- _Exercise goal_:
Look through the listing and locate every line containing the word "this"; copy those lines.
__________
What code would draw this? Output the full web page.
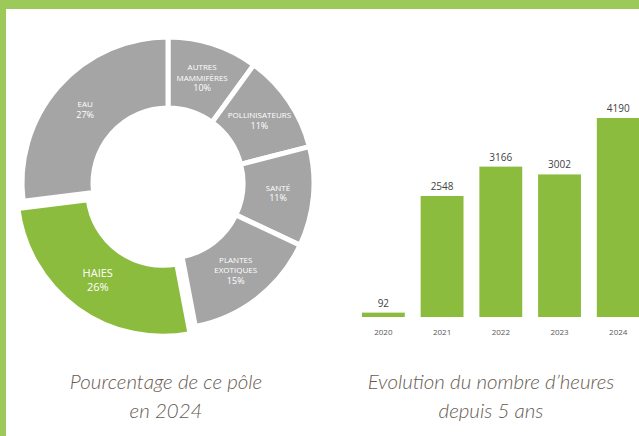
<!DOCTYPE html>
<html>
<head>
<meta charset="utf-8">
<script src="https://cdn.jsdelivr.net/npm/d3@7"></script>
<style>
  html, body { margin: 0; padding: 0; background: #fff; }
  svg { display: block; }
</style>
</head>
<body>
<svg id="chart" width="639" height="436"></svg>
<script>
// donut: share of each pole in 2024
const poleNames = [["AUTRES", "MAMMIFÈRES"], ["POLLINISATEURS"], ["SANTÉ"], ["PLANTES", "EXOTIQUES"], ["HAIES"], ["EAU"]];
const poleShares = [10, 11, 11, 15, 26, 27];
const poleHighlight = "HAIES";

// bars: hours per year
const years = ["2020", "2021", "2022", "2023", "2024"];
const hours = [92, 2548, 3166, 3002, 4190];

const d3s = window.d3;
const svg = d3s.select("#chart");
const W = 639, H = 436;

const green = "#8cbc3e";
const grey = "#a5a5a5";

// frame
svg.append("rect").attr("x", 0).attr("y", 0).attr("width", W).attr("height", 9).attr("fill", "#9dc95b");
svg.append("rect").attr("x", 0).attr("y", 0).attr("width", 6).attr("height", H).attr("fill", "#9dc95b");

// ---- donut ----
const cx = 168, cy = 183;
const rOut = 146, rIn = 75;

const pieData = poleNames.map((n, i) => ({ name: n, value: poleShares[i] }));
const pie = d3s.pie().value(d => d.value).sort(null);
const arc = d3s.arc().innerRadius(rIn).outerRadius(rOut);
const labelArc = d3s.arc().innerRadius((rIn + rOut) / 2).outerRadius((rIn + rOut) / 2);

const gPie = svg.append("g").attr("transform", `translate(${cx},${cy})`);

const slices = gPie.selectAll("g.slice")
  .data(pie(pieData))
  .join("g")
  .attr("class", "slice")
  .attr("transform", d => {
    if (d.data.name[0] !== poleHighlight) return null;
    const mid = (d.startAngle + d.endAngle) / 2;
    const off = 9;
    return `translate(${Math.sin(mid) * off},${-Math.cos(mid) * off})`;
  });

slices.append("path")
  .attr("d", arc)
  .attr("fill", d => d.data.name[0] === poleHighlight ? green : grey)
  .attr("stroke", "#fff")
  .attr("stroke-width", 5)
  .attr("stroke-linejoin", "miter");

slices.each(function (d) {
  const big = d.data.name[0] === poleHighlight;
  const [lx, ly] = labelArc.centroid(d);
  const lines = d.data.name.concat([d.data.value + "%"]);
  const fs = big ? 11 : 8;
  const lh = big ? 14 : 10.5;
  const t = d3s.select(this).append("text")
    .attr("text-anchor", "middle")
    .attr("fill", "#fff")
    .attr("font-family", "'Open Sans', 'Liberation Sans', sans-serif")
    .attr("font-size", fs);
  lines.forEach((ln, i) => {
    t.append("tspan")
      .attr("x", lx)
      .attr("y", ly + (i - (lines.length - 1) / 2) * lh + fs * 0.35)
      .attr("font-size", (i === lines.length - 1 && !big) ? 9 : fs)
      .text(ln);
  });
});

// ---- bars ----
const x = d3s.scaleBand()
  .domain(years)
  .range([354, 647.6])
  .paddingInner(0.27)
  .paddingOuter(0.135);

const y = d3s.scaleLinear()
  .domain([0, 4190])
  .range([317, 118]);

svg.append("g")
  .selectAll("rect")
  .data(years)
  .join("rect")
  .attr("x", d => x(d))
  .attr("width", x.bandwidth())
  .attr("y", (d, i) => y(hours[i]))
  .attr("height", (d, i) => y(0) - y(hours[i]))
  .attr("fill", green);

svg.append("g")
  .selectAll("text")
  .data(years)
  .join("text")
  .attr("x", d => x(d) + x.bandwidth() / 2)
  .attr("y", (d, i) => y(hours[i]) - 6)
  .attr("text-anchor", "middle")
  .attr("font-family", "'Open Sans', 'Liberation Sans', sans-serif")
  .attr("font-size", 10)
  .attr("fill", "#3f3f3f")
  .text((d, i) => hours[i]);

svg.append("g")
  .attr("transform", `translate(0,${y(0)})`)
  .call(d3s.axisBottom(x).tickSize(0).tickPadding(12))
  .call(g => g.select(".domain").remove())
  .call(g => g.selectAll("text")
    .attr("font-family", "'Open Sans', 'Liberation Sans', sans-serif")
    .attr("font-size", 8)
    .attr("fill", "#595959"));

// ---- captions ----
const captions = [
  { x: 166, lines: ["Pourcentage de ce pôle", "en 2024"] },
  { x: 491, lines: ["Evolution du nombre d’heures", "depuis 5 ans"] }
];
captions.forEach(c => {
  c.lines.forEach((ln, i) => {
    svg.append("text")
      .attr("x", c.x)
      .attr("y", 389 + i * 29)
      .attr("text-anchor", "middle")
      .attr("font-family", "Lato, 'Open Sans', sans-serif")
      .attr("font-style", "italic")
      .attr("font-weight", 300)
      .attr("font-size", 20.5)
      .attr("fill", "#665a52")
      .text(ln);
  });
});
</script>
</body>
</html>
__________
- _Exercise solution_:
What code would draw this? Output the full web page.
  const t = d3s.select(this).append("text")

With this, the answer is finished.